01/17/2026
Creatine is a great way to preserve muscle in the elderly. Unfortunately it's been given a bad rap by many in the "medical industry". I was once given a bad report by an MD for a life insurance policy because I was "taking creatine". It's probably been the most studied supplement on the planet over the last 20 years. If you are older and losing muscle mass do your research and decide if creatine is for you. I think you'll see the benefits
In a double-blind randomized controlled trial published in Arthritis Care & Research, Wilkinson et al. (2016) studied 40 patients with rheumatoid arthritis and rheumatoid cachexia who received 5 g/day of creatine monohydrate for 12 weeks without an exercise program. Using DXA scanning, the researchers found a statistically significant increase of ~0.52 kg in appendicular lean mass compared with placebo (p = 0.004)—a direct, objective increase in skeletal muscle in a population known for progressive muscle loss.

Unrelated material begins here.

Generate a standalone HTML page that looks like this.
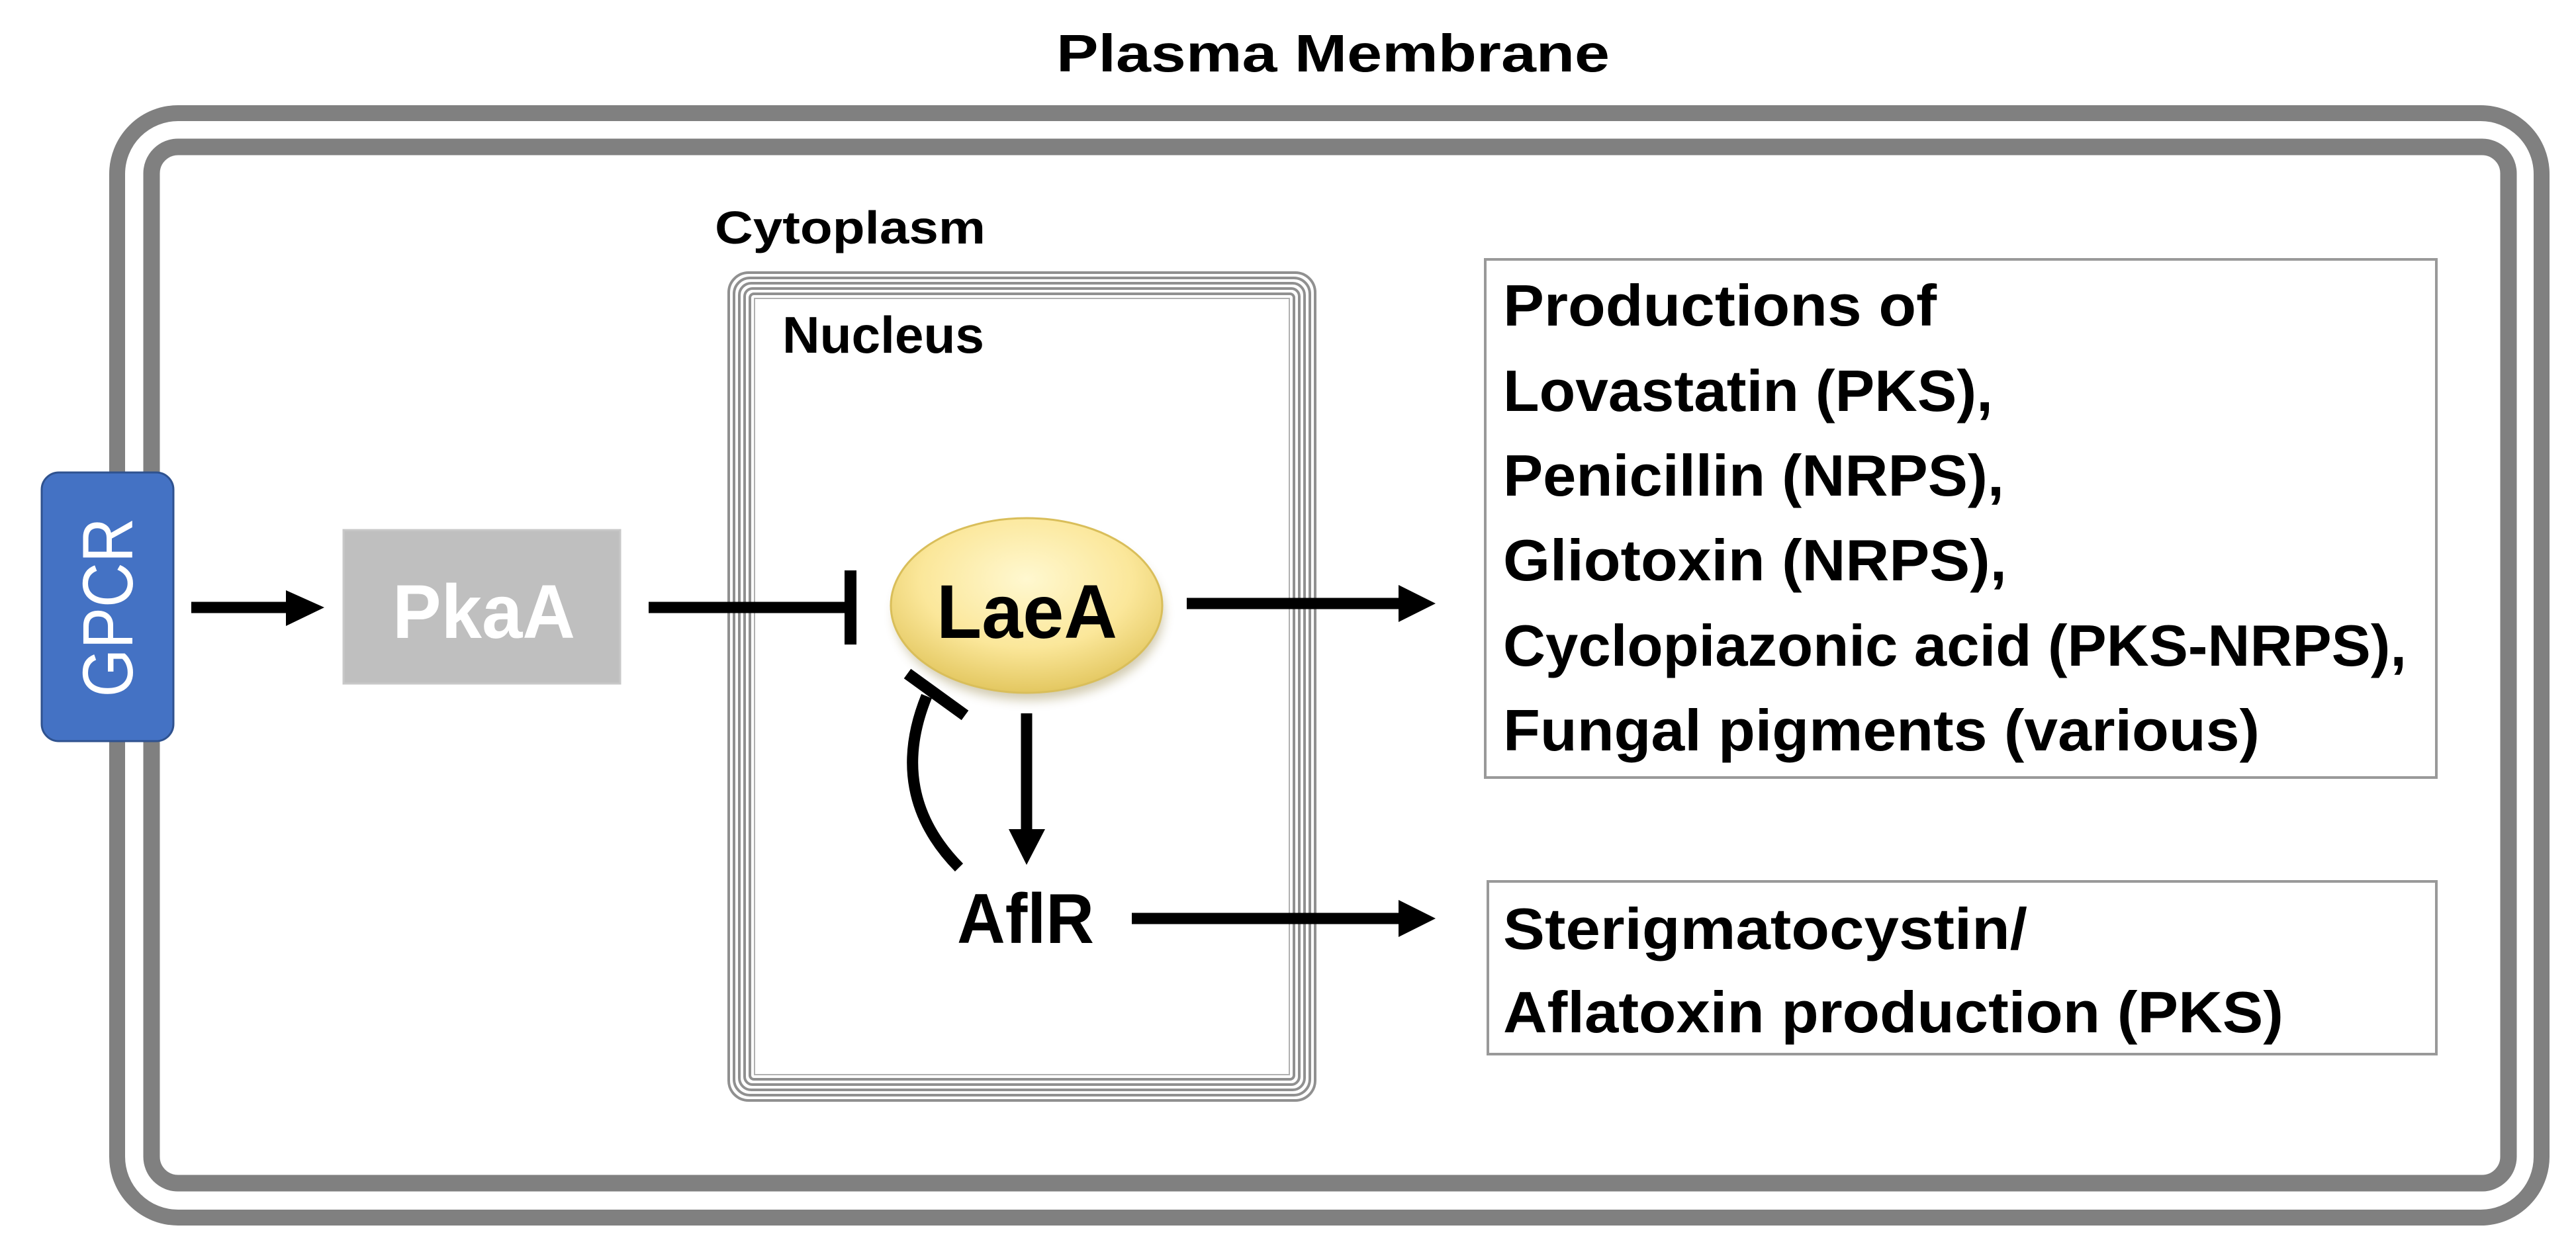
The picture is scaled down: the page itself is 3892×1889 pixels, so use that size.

In RA and cachexia research, appendicular lean mass gains of 0.3–0.5 kg are considered clinically meaningful, because patients typically experience ongoing muscle decline, not growth. This magnitude of gain over just 12 weeks represents a true reversal of inflammatory muscle wasting, not noise or fluid shift alone. The authors also showed the increase aligned with intracellular water changes, supporting real muscle tissue accretion—making ~0.52 kg a meaningful biological improvement, even though strength gains had not yet emerged.